I first heard about Oberon while visiting my boyfriend in Kalamazoo. He dragged me through the snow to witness the power of an otherwise average beer that brings the West Michigan college town to a standstill.
It all started in 1991, about six years after Larry Bell first started selling his stovetop-cooked homebrew commercially. Bell, a rabid Cubs fan, wanted to make a beer to commemorate the start of baseball season, and, with it, the unofficial start of summer. Originally called Solsun, until Bell lost a trademark dispute with the Mexican beer Sol, the simple, four-ingredient beer is named for Shakespeare’s mischievous fairy king—a role the notoriously eccentric Bell performed in his sixth-grade play. To this day, it’s always released the Monday before Opening Day.
In sunny states, Oberon is available year-round, but in places more prone to seasons, it disappears by the end of the World Series. This enforced scarcity is a clever marketing ploy for Bell’s, as Oberon Day has become an ever-bigger deal in the sun-starved Midwest.
The morning after the tapping party, the boyfriend and I pull up to the Bell’s taproom to find out what happens at the first official day of Oberon season. It’s 9:08 a.m. when we walk in, and the place is already packed. Two guys in their fifties had staked out the prime seats in middle of the bar: Joel, an IT guy at Western Michigan University, and Bruce, a mechanical engineer. They both took the day off work to be here and clearly planned to stay all day.
"My boss understands," Joel explains. "I do it every year.”
“Heck, Oberon Day is in my corporate calendar, like a holiday!” says Bruce, grinning.
Brewed with 60% barley malt and 40% wheat malt, Oberon is relatively boozy at 5.8% ABV. It gets a touch of spiciness from Hersbrucker and Saaz hops and a citrusy zing from Bell’s house ale yeast. Whether or not to serve it with an orange slice is a topic of much debate in Michigan and another story. Bell’s also brews a mango-habanero Oberon; Überon, aged in local whiskey barrels and clocking in at a 9.3% ABV; and Titania, an unfiltered dry-hopped wheat ale named for Oberon’s mythical sister. A few years ago, a local doughnut shop Sweetwater’s got in on the action by whipping up an Oberon Donut just for the occasion.

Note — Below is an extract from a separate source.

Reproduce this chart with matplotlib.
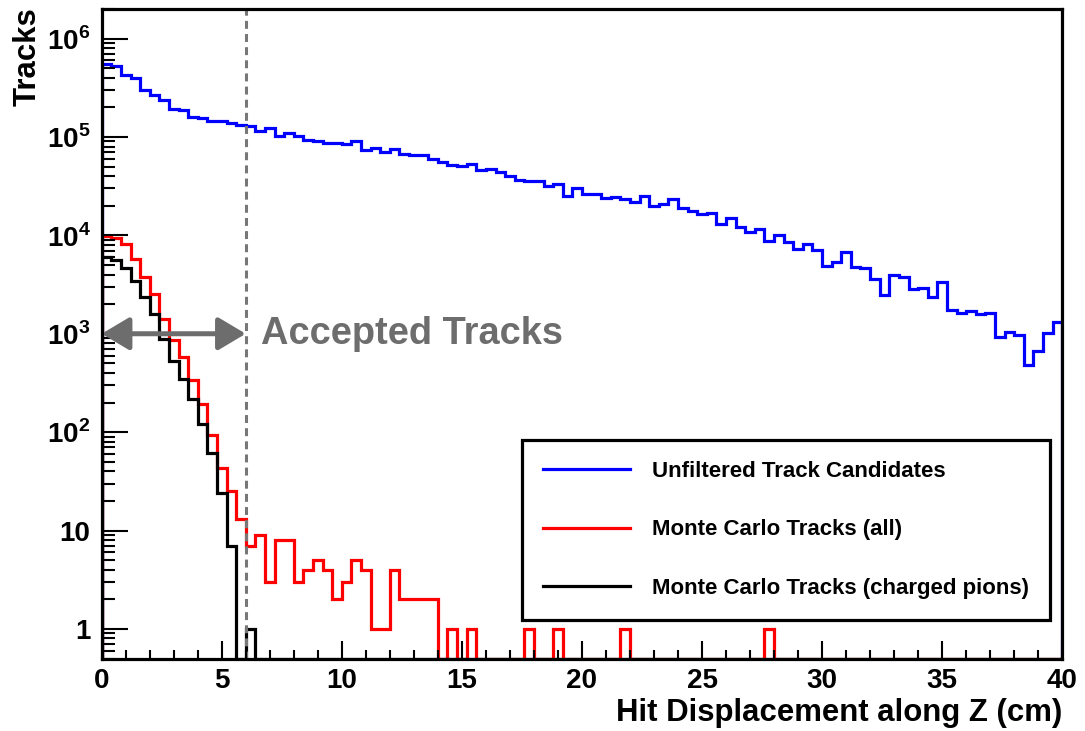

The hype over Oberon Day has even spread across the lake to Chicago, driven mostly by expatriated Michigan alumni.
“It’s massive day for us, probably our top beer event of the year,” says Mark Tolliver, general manager of Sheffield’s in Chicago, which has been observing Oberon Day for close to 20 years. “We’ll do 17 half-barrels in five hours, snow or not.”
Once you live in the Midwest for a while, Tolliver explains, you can understand why people go crazy for a beer that so much as suggests summer, even if the brew itself is nothing earth-shattering.
“The liquid’s good, but it’s means way more than that,” Tolliver says. “It’s almost like New Year’s for some people.”
This year, Oberon Day falls on March 26. Events are planned in cities throughout Michigan and as far away as Minneapolis, Indianapolis, DC, Omaha, Cleveland, Queens, Pittsburgh and Baltimore. Even bars in places where winter isn’t really a thing—such as Houston, Memphis and New Orleans—are joining in, hosting Oberon-themed bingo parties, trivia nights and more. Oberon Day has a hashtag and its own UnTappd badge. The Bell’s store does brisk business selling Oberon-branded pint glasses ($5), lip balms ($1.50), cycling jerseys ($75), patio umbrellas ($120) and beach towels (sold out). And if you happen to live outside Oberon’s ever-expanding distribution area, Bell’s has even provided a recipe on its website so you can clone the beer at home.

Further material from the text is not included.